Cette scène se passe au Caire en 1982, dans le quartier pauvre du Moqattam. Autour de la table, une femme, en compagnie de son fils Ali et d’un docteur, Tarek, venu l’examiner. Ce dernier observe également un monde inconnu, le garçon aimerait lui aussi « soigner les gens ». La mère commente : « Allons bon ! Un médecin qui ne sait pas pourquoi il l’est devenu et un autre qui viendrait du Moqattam : me voilà bien entourée ! » Ce qui semble une pique condense l’esprit paradoxal de ce premier roman. Éric Chacour y déjoue les clichés associés aux inégalités de classe et à la double appartenance culturelle. Nombreux sont les pièges. Comment raconter le parcours de Tarek, qui prend sans surprise la relève dans le cabinet cossu de son père, puis ouvre un dispensaire pour les démunis ? Comment Ali, garçon de « mauvaise vie », peut-il l’accompagner dans les soins quotidiens sans que le texte souligne trop le déséquilibre entre celui qui possède et celui qui est dépossédé ? Par son art de l’esquive, Chacour tisse un lien solide entre les deux hommes, celui d’une amitié difficile à cerner puisqu’elle prend le contre-pied des normes masculines. S’agit-il d’une marginalité commune à deux personnages pourtant aux antipodes, d’un désir homosexuel ? Ou simplement de fraternité ? L’énigme demeure. Peut-être parce qu’il s’agit ici de conter la vie d’un homme aux souvenirs enfouis.

Tarek est né dans une famille de la communauté levantine, où s’entremêlent les cultures françaises et arabes, représentative de la minorité syro-libanaise de l’Égypte des années 1980, encore marquée par les années de pouvoir de Gamal Abdel Nasser. Mais l’histoire du jeune médecin se déroule également dans le Canada des années 2000 où il est parti s’installer, seul. Deux pays, deux langues et plusieurs générations. De 1961 à 2001, du Caire à Montréal, d’une modernité à une autre, la trame revisite ce qui a disparu, fait surgir un monde que l’auteur, lui-même né à Montréal dans une famille syro-libanaise d’Égypte, n’a pas connu directement — mais ses détails peuplent son imaginaire.

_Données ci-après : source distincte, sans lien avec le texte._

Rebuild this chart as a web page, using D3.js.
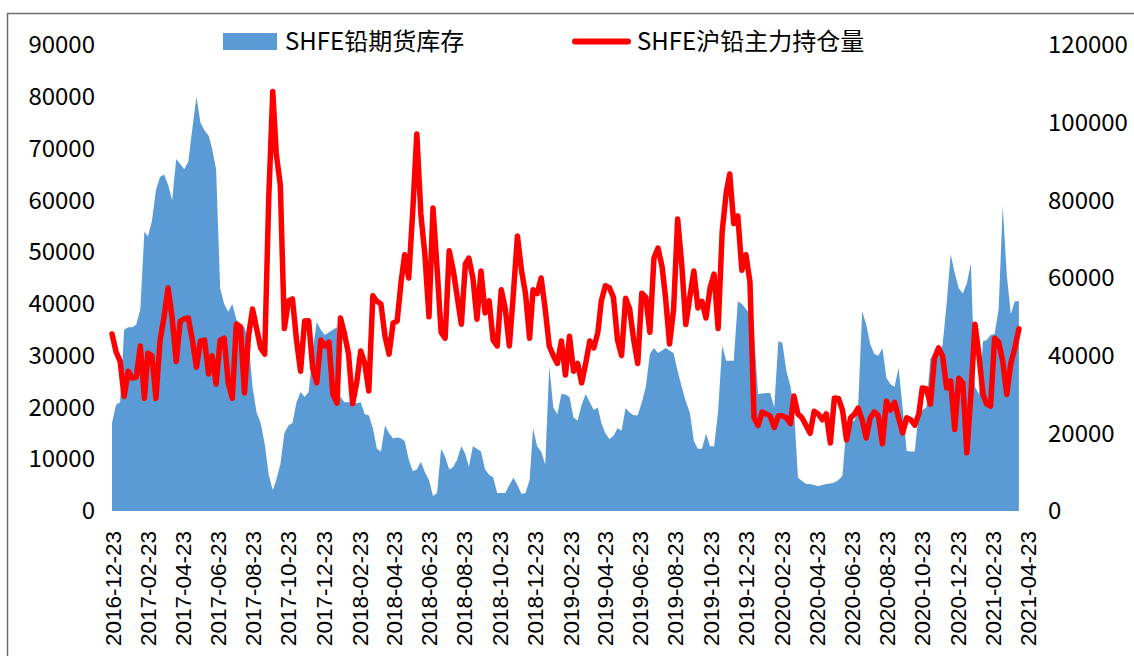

Ce que je sais de toi œuvre à la reconstitution quasi archéologique d’un univers cairote vu au travers de ses objets, ses rues et ses habitations. Loin d’une nostalgie qui romantiserait un monde arabe oublié, l’écriture de Chacour se démarque par son ton décalé et délicat mais sans préciosité. Initialement publiée au Québec en 2023, saluée par les critiques et le public, cette fiction évite aussi la belle facture romanesque. Les couleurs, les odeurs et les sensations éprouvées par les personnages ne recherchent pas les habituels morceaux de bravoure. La vie de Tarek est saisie dans ses doutes, ses temps de silence et de compréhension a posteriori. Les relations entre Tarek et Ali restent mystérieuses, comme celles de Tarek avec sa sœur ou sa compagne. Et le narrateur qui s’adresse à Tarek pour reconstruire son histoire ne peut élaborer que ce qu’il appelle « mon histoire de toi » : sans explications, dans l’incertitude des trajectoires humaines.